The last minute acceptance of a payment into court has led to a ruling which spells out deadline requirements, reports Roger Pearson
The Recent settlement of an action in which investors alleged an accountancy firm had led them into a disastrous investment foray, in which they became Names at Lloyd's, has clarified rules on deadlines for accepting payments into court.
Andy Fletcher, keyboard player with pop group Depeche Mode, and Daniel Miller, chairman and owner of Mute Records, claimed that by reason of their assets, income investment policy and attitude to risk, they were unsuitable candidates for Lloyd's and should never have been encouraged to become names by top London accountancy firm Levy Gee. They also accused Levy Gee of accepting undisclosed commissions in respect of the Lloyd's transactions.
The case was settled more or less on the eve of it opening, with Fletcher accepting, within good time, an undisclosed figure in settlement of his claim against Levy Gee.

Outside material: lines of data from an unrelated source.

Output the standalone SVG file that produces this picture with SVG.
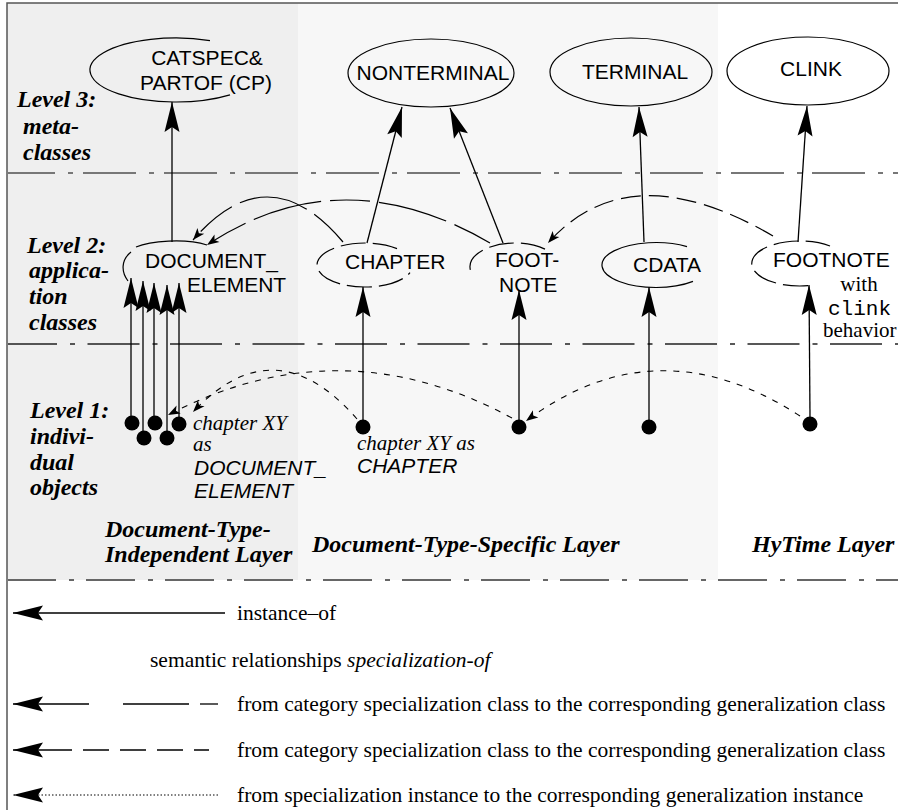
<svg xmlns="http://www.w3.org/2000/svg" width="898" height="810" viewBox="0 0 898 810">
<style>
.lv{font-family:"Liberation Serif","Times New Roman",serif;font-weight:bold;font-style:italic;font-size:24px;fill:#000}
.nd{font-family:"Liberation Sans",Arial,sans-serif;font-size:21px;fill:#000}
.ndi{font-family:"Liberation Sans",Arial,sans-serif;font-size:21px;font-style:italic;fill:#000}
.sr{font-family:"Liberation Serif","Times New Roman",serif;font-size:21px;fill:#000}
.sri{font-family:"Liberation Serif","Times New Roman",serif;font-size:21px;font-style:italic;fill:#000}
.mono{font-family:"Liberation Mono","Courier New",monospace;font-size:21px;fill:#000}
.lg{font-family:"Liberation Serif","Times New Roman",serif;font-size:21.5px;fill:#000}
.el{fill:none;stroke:#000;stroke-width:1.2}
.eld{fill:none;stroke:#000;stroke-width:1.2;stroke-dasharray:25 7}
.inst{fill:none;stroke:#000;stroke-width:1.3;marker-end:url(#big)}
.catA{fill:none;stroke:#000;stroke-width:1.2;stroke-dasharray:40 9 70 9;marker-end:url(#sm)}
.catB{fill:none;stroke:#000;stroke-width:1.2;stroke-dasharray:20 8;marker-end:url(#sm)}
.ins{fill:none;stroke:#000;stroke-width:1.1;stroke-dasharray:6 7;marker-end:url(#sm)}
.dot{fill:#000}
</style>
<defs>
<marker id="big" markerUnits="userSpaceOnUse" orient="auto" markerWidth="32" markerHeight="16" viewBox="-31 -8 32 16" refX="0" refY="0"><path d="M0,0 L-30,-7.5 L-25,0 L-30,7.5 Z" fill="#000"/></marker>
<marker id="sm" markerUnits="userSpaceOnUse" orient="auto" markerWidth="14" markerHeight="10" viewBox="-13 -5 14 10" refX="0" refY="0"><path d="M0,0 L-12,-4.5 L-9,0 L-12,4.5 Z" fill="#000"/></marker>
</defs>

<g id="background">
<rect x="7" y="3" width="291" height="577" fill="#efefef"/>
<rect x="298" y="3" width="420" height="577" fill="#f7f7f7"/>
<path d="M7,810 L7,3 L898,3" fill="none" stroke="#555" stroke-width="1.5"/>
<line x1="8" y1="173" x2="898" y2="173" stroke="#777" stroke-width="2" stroke-dasharray="53 13 5 10" stroke-dashoffset="6"/>
<line x1="8" y1="344" x2="898" y2="344" stroke="#222" stroke-width="1.3" stroke-dasharray="52 13 5 12.5" stroke-dashoffset="3"/>
<line x1="8" y1="580" x2="898" y2="580" stroke="#666" stroke-width="2" stroke-dasharray="49 13 5 12" stroke-dashoffset="1"/>
</g>

<g id="level-labels">
<text class="lv" x="17" y="107">Level 3:</text>
<text class="lv" x="23" y="134">meta-</text>
<text class="lv" x="23" y="160">classes</text>
<text class="lv" x="27" y="253">Level 2:</text>
<text class="lv" x="29" y="278">applica-</text>
<text class="lv" x="29" y="304">tion</text>
<text class="lv" x="29" y="330">classes</text>
<text class="lv" x="30" y="418">Level 1:</text>
<text class="lv" x="30" y="444">indivi-</text>
<text class="lv" x="30" y="470">dual</text>
<text class="lv" x="30" y="495">objects</text>
</g>

<g id="layer-labels">
<text class="lv" x="105" y="537">Document-Type-</text>
<text class="lv" x="105" y="562">Independent Layer</text>
<text class="lv" x="312" y="552">Document-Type-Specific Layer</text>
<text class="lv" x="752" y="552">HyTime Layer</text>
</g>

<g id="connectors">
<path class="inst" d="M172,242 L172,102"/>
<path class="inst" d="M367,243 L402,107"/>
<path class="inst" d="M503,243 L450,108"/>
<path class="inst" d="M644,242 L639,107"/>
<path class="inst" d="M798,242 L807,106"/>
<path class="inst" d="M131,416 L131,278"/>
<path class="inst" d="M143,431 L143,281"/>
<path class="inst" d="M154,416 L154,283"/>
<path class="inst" d="M167,431 L167,285"/>
<path class="inst" d="M179,417 L179,283"/>
<path class="inst" d="M363,420 L363,287"/>
<path class="inst" d="M519,420 L519,290"/>
<path class="inst" d="M649,420 L649,287"/>
<path class="inst" d="M810,417 L809,285"/>
<path class="catA" d="M343,242 Q268,153 193,240"/>
<path class="catA" d="M490,243 Q341,156 207,245"/>
<path class="catB" d="M773,236 Q629,152 548,243"/>
<path class="ins" d="M357,419 Q275,325 193,412"/>
<path class="ins" d="M512,418 Q340,325 168,415"/>
<path class="ins" d="M800,416 Q657,323 526,421"/>
</g>

<g id="node-cp">
<path class="el" d="M210,40.6 A86,32 0 1 0 230,94.9"/>
<text class="nd" x="207" y="65" text-anchor="middle">CATSPEC&amp;</text>
<text class="nd" x="206" y="90" text-anchor="middle">PARTOF (CP)</text>
</g>
<g id="node-nonterminal">
<ellipse class="el" cx="431" cy="73" rx="83" ry="34"/>
<text class="nd" x="433" y="80" text-anchor="middle">NONTERMINAL</text>
</g>
<g id="node-terminal">
<ellipse class="el" cx="631" cy="72" rx="81" ry="34"/>
<text class="nd" x="635" y="79" text-anchor="middle">TERMINAL</text>
</g>
<g id="node-clink">
<ellipse class="el" cx="808" cy="71" rx="81" ry="34"/>
<text class="nd" x="811" y="76" text-anchor="middle">CLINK</text>
</g>

<g id="node-document-element">
<path class="el" d="M136,247 C150,241 185,238 207,245"/>
<path class="el" d="M131,252 C121,260 121,272 128,281"/>
<text class="nd" x="145" y="268">DOCUMENT_</text>
<text class="nd" x="187" y="292">ELEMENT</text>
</g>
<g id="node-chapter">
<path class="eld" d="M397,248.6 A48,22 0 1 0 410,272.7"/>
<text class="nd" x="345" y="269">CHAPTER</text>
</g>
<g id="node-footnote-dts">
<path class="eld" d="M545,249.1 A45,24 0 0 0 473,275.6"/>
<text class="nd" x="495" y="267">FOOT-</text>
<text class="nd" x="499" y="292">NOTE</text>
</g>
<g id="node-cdata">
<path class="el" d="M687,246.6 A54,22.5 0 1 0 693,281.4"/>
<text class="nd" x="633" y="272">CDATA</text>
</g>
<g id="node-footnote-hytime">
<path class="eld" d="M830,246 A48,22.5 0 1 0 813,285.1"/>
<text class="nd" x="773" y="267">FOOTNOTE</text>
<text class="sr" x="859" y="291" text-anchor="middle">with</text>
<text class="mono" x="828" y="315">clink</text>
<text class="sr" x="823" y="337">behavior</text>
</g>

<g id="instances">
<circle class="dot" cx="132" cy="423" r="7.5"/>
<circle class="dot" cx="155" cy="423" r="7.5"/>
<circle class="dot" cx="179" cy="424" r="7.5"/>
<circle class="dot" cx="144" cy="438" r="7.5"/>
<circle class="dot" cx="167" cy="438" r="7.5"/>
<circle class="dot" cx="363" cy="427" r="7.5"/>
<circle class="dot" cx="519" cy="427" r="7.5"/>
<circle class="dot" cx="649" cy="427" r="7.5"/>
<circle class="dot" cx="810" cy="424" r="7.5"/>
<text class="sri" x="193" y="430">chapter XY</text>
<text class="sri" x="193" y="451">as</text>
<text class="ndi" x="194" y="475">DOCUMENT_</text>
<text class="ndi" x="194" y="498">ELEMENT</text>
<text class="sri" x="357" y="450">chapter XY as</text>
<text class="ndi" x="357" y="473">CHAPTER</text>
</g>

<g id="legend">
<path class="inst" d="M225,613 L13,613"/>
<text class="lg" x="237" y="620">instance–of</text>
<text class="lg" x="150" y="667">semantic relationships <tspan font-style="italic">specialization-of</tspan></text>
<path d="M89,704 L13,704" fill="none" stroke="#000" stroke-width="1.3" marker-end="url(#big)"/>
<line x1="123" y1="704" x2="189" y2="704" stroke="#000" stroke-width="1.3"/>
<line x1="200" y1="704" x2="218" y2="704" stroke="#000" stroke-width="1.3"/>
<text class="lg" x="237" y="711">from category specialization class to the corresponding generalization class</text>
<path d="M72,750 L13,750" fill="none" stroke="#000" stroke-width="1.3" marker-end="url(#big)"/>
<line x1="83" y1="750" x2="209" y2="750" stroke="#000" stroke-width="1.3" stroke-dasharray="26 11"/>
<text class="lg" x="237" y="757">from category specialization class to the corresponding generalization class</text>
<path d="M218,795 L13,795" fill="none" stroke="#000" stroke-width="1" stroke-dasharray="1.5 2" marker-end="url(#big)"/>
<text class="lg" x="237" y="802">from specialization instance to the corresponding generalization instance</text>
</g>
</svg>
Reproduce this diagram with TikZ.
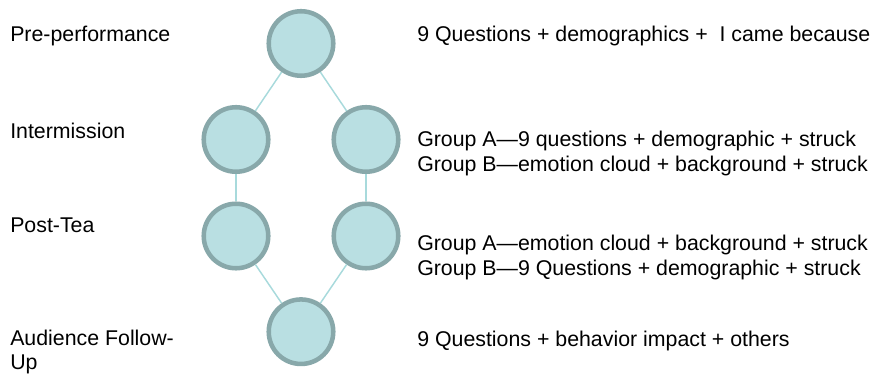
\documentclass[tikz,border=0pt]{standalone}
\usepackage{fontspec}
\setmainfont{Liberation Sans}
\definecolor{bubble}{HTML}{B9DFE2}
\definecolor{rim}{HTML}{88A8AA}
\definecolor{link}{HTML}{A8DADC}

\begin{document}
\begin{tikzpicture}[x=0.75pt,y=-0.75pt,
  stage/.style={circle,draw=rim,fill=bubble,line width=3.4pt,minimum size=48.4pt,inner sep=0pt},
  conn/.style={draw=link,line width=1.1pt},
  txt/.style={anchor=base west,inner sep=0pt,align=left,font=\fontsize{16}{18.75}\selectfont}]
\useasboundingbox (0,0) rectangle (875,374);
% circles
\node[stage] (pre)    at (301,43.5) {};
\node[stage] (intA)   at (236,139.5) {};
\node[stage] (intB)   at (366,139.5) {};
\node[stage] (teaA)   at (236,236) {};
\node[stage] (teaB)   at (366,236) {};
\node[stage] (follow) at (301,331.7) {};
\foreach \a/\b in {pre/intA,pre/intB,intA/teaA,intB/teaB,teaA/follow,teaB/follow}
	\draw[conn] (\a) -- (\b);
% stage names
\node[txt] (preLbl)    at (10,41.5)  {Pre-performance};
\node[txt] (intLbl)    at (10,139) {Intermission};
\node[txt] (teaLbl)    at (10,233) {Post-Tea};
\node[txt,font=\fontsize{16}{17.5}\selectfont] (followLbl) at (10,369) {Audience Follow-\\Up};
% contents
\node[txt] (preTxt)    at (417,41.5)  {9 Questions + demographics +~ I came because};
\node[txt] (intTxt)    at (417,171.7) {Group A—9 questions + demographic + struck\\Group B—emotion cloud + background + struck};
\node[txt] (teaTxt)    at (417,275.7) {Group A—emotion cloud + background + struck\\Group B—9 Questions + demographic + struck};
\node[txt] (followTxt) at (417,346.5) {9 Questions + behavior impact + others};
\end{tikzpicture}
\end{document}
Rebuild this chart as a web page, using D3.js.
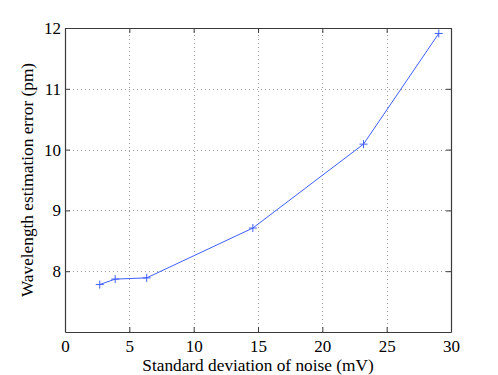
<!DOCTYPE html>
<html>
<head>
<meta charset="utf-8">
<script src="https://cdn.jsdelivr.net/npm/d3@7.8.5/dist/d3.min.js"></script>
<style>
  body { margin: 0; background: #fff; }
  svg { display: block; font-family: "Liberation Serif", "Times New Roman", serif; }
</style>
</head>
<body>
<div id="chart"></div>
<script>
const noiseStd = [2.7, 3.9, 6.35, 14.6, 23.2, 29.05]
const waveError = [7.78, 7.87, 7.89, 8.71, 10.09, 11.91]
const xTicks = [0, 5, 10, 15, 20, 25, 30]
const yTicks = [8, 9, 10, 11, 12]

const width = 498, height = 375
const margin = {top: 28, right: 47, bottom: 43, left: 65}
const tickFont = 17
const labelFont = 17.3
const lineColor = "#3f5fff"
const axisColor = "#3a3a3a"

const data = noiseStd.map((x, i) => ({x, y: waveError[i]}))

const x = d3.scaleLinear().domain([0, 30]).range([margin.left, width - margin.right])
const y = d3.scaleLinear().domain([7, 12]).range([height - margin.bottom, margin.top])

const svg = d3.select("#chart").append("svg")
  .attr("width", width).attr("height", height)

// dotted grid
const grid = svg.append("g").attr("stroke", "#9a9a9a").attr("stroke-width", 1)
  .attr("stroke-dasharray", "1,3")
grid.selectAll("line.gx").data(xTicks.slice(1, -1)).join("line")
  .attr("x1", d => Math.round(x(d)) + 0.5).attr("x2", d => Math.round(x(d)) + 0.5)
  .attr("y1", y(7)).attr("y2", y(12))
grid.selectAll("line.gy").data(yTicks.slice(0, -1)).join("line")
  .attr("y1", d => Math.round(y(d)) + 0.5).attr("y2", d => Math.round(y(d)) + 0.5)
  .attr("x1", x(0)).attr("x2", x(30))

// axes, ticks inward on all four sides (MATLAB box style)
const tickLen = 5
const fmt = d3.format("d")
const axes = [
  d3.axisBottom(x).tickValues(xTicks).tickFormat(fmt).tickSizeInner(-tickLen).tickSizeOuter(0).tickPadding(7.5),
  d3.axisTop(x).tickValues(xTicks).tickSizeInner(-tickLen).tickSizeOuter(0).tickFormat(""),
  d3.axisLeft(y).tickValues(yTicks).tickFormat(fmt).tickSizeInner(-tickLen).tickSizeOuter(0).tickPadding(4),
  d3.axisRight(y).tickValues(yTicks).tickSizeInner(-tickLen).tickSizeOuter(0).tickFormat("")
]
const translations = [
  [0, height - margin.bottom], [0, margin.top], [margin.left, 0], [width - margin.right, 0]
]
axes.forEach((ax, i) => {
  const g = svg.append("g")
    .attr("transform", `translate(${translations[i][0]},${translations[i][1]})`)
    .call(ax)
  g.attr("font-size", tickFont).attr("font-family", "'Liberation Serif', serif")
  g.select(".domain").attr("stroke", axisColor).attr("stroke-width", 1.2)
  g.selectAll(".tick line").attr("stroke", axisColor)
  g.selectAll(".tick text").attr("fill", "#000")
})

// data line and + markers
svg.append("path")
  .datum(data)
  .attr("fill", "none")
  .attr("stroke", lineColor)
  .attr("stroke-width", 1)
  .attr("d", d3.line().x(d => x(d.x)).y(d => y(d.y)))

const ms = 4
svg.append("g").selectAll("path").data(data).join("path")
  .attr("fill", "none")
  .attr("stroke", lineColor)
  .attr("stroke-width", 1)
  .attr("d", d => `M${x(d.x) - ms},${y(d.y)}H${x(d.x) + ms}M${x(d.x)},${y(d.y) - ms}V${y(d.y) + ms}`)

// axis labels
svg.append("text")
  .attr("x", (x(0) + x(30)) / 2)
  .attr("y", 371)
  .attr("text-anchor", "middle")
  .style("font-size", labelFont + "px")
  .text("Standard deviation of noise (mV)")

svg.append("text")
  .attr("transform", `translate(33,${(y(7) + y(12)) / 2}) rotate(-90)`)
  .attr("text-anchor", "middle")
  .style("font-size", labelFont + "px")
  .text("Wavelength estimation error (pm)")
</script>
</body>
</html>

But it was not until 13 March (with the case due to start on 16 March), that Miller instructed his solicitors, Swycher & Co, to accept a payment into court in settlement of his claim.
The settlement, while it dramatically curtailed legal argument, did not end the dispute. Levy Gee's lawyers argued that the acceptance by Miller of the money paid into court had been outside deadlines set out in the White Book.
If the deadline of accepting the payment into court within 21 days is met, the claimant gets his costs paid by the other side up to the time of the acceptance. However, if the deadline is not met, costs become a matter for the judge's discretion, and he could rule that the claimant must pay the defendant's costs from the date of the notice of payment into court. Even an order that both sides pay their own costs from the date of notice would have been likely to leave Miller out of pocket.
But, says Stephen Beverley of Swycher & Co, the White Book has always been "grey" when it comes to laying down timing rules in such matters.
A fax accepting the payment-in arrived at the offices of Levy Gee's solicitors at just after 5.30pm on 13 March, with a messenger arriving at the offices with a hard copy of the letter just after 7pm.
Levy Gee's solicitors argued that these two notifications were invalid because they had arrived out of time and had to be deemed not to have arrived until the morning of the next working day, 16 March.
However, Mr Justice Neuberger accepted the argument of Ian Mayes QC for Miller. the judge held that while the fax did not comply with the White Book rules which stipulate notification by fax must be made by 4pm on the 21st day the hard copy of the acceptance was in time, even though it had arrived after the offices had closed.
The judge held that the deadline for hard copies of acceptance was midnight on the 21st day and warned that there were dangers in situations such as these in drawing analogies with contractual acceptances. He went on to rule that with the fax out of time, and thus deemed served on Monday, but with the hard copy of the letter in time, the deadline had been met and Miller was entitled to his costs.
"The decision is one which has clarified a conundrum in law as far as acceptance of payments in is concerned," says Beverley. "It is a point that needs to be born closely in mind, though, by those who are leaving it to the last minute to accept money paid into court."